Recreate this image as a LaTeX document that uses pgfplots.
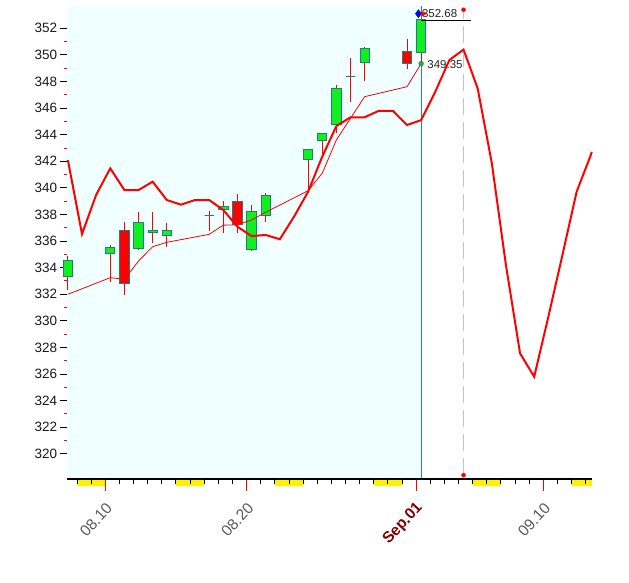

__________________________________________________

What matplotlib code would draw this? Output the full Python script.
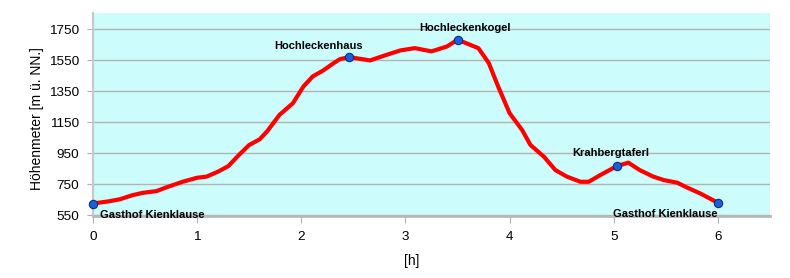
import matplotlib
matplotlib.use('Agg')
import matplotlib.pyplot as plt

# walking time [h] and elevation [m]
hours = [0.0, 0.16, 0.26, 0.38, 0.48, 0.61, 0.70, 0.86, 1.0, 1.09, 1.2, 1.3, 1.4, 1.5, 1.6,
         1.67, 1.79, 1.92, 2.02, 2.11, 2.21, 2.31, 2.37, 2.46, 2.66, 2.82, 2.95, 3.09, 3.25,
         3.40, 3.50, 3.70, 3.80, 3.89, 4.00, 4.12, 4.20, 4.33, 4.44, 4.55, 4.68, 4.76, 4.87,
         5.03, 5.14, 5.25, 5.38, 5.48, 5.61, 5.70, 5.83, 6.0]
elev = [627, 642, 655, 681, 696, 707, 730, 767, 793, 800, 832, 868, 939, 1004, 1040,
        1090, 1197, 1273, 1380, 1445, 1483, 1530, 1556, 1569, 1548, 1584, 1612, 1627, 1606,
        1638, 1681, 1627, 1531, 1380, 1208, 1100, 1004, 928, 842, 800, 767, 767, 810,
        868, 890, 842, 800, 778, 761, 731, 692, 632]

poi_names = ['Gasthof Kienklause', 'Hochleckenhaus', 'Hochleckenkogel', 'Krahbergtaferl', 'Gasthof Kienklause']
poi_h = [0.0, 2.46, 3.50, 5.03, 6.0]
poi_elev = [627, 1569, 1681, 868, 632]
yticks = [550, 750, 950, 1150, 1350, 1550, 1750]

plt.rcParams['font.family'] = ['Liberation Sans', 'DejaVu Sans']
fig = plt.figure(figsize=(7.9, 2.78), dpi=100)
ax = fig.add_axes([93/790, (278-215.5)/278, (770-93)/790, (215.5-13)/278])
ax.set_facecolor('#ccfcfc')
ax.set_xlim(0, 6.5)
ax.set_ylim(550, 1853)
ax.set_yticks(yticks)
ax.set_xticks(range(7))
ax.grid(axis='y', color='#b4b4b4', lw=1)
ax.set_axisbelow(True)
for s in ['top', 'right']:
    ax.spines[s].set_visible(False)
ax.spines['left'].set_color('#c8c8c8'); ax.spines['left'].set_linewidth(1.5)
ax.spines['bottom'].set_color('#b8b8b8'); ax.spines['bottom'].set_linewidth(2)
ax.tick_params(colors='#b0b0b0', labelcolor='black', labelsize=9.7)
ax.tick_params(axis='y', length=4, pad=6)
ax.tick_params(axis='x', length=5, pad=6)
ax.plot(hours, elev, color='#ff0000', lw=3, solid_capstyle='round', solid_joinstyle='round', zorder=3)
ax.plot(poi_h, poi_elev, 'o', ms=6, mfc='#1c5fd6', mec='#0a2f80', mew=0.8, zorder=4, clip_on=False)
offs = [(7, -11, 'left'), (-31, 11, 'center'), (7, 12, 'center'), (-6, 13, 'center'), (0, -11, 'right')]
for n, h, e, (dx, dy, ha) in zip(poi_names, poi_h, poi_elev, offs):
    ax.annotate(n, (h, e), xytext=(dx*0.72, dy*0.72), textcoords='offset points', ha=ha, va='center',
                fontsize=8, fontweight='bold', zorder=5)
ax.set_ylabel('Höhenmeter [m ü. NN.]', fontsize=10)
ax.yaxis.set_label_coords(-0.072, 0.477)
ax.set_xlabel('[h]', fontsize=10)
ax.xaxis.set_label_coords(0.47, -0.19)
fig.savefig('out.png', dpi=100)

__________________________________________________

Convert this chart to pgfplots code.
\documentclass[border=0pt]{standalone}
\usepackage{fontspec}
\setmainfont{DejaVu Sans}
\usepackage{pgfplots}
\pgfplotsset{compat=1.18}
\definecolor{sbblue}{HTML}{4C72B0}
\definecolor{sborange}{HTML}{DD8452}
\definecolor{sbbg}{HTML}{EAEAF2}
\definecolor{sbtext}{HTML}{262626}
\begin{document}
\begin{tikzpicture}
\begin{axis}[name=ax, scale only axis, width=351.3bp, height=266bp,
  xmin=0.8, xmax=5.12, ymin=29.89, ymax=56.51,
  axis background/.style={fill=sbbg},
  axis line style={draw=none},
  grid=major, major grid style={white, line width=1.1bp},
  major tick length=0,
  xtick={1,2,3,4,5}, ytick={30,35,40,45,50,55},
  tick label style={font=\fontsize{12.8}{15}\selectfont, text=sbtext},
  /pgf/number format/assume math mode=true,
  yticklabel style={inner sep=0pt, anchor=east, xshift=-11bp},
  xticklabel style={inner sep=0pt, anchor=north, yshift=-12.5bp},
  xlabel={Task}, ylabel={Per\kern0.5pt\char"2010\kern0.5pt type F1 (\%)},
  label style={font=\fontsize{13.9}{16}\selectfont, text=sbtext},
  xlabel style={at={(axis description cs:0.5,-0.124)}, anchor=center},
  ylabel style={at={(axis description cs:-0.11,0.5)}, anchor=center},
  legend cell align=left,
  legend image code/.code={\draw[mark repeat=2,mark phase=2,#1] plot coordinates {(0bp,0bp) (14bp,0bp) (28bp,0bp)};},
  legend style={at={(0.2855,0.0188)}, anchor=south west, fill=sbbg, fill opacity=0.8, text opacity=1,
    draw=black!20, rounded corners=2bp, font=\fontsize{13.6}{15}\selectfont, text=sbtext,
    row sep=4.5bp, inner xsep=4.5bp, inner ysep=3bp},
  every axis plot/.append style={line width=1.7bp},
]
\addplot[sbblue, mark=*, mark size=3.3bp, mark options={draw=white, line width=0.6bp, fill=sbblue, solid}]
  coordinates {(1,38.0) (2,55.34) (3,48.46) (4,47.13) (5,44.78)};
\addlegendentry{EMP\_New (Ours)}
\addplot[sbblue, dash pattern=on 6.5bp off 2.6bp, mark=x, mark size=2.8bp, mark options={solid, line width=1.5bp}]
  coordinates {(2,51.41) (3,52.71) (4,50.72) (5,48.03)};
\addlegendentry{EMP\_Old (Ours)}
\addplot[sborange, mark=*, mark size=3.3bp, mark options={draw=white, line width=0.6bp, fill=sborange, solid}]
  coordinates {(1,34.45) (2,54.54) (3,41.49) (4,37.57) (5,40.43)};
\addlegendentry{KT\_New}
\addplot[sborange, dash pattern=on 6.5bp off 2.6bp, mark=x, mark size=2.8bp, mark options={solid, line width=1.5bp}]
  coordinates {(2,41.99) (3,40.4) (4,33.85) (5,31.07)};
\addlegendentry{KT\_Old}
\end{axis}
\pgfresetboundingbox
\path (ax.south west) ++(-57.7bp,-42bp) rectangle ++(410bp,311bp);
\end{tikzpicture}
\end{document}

__________________________________________________

Aim: Go through the listing above and return every line where the word "matplotlib" occurs.

The completed task:
What matplotlib code would draw this? Output the full Python script.
import matplotlib
matplotlib.use('Agg')
import matplotlib.pyplot as plt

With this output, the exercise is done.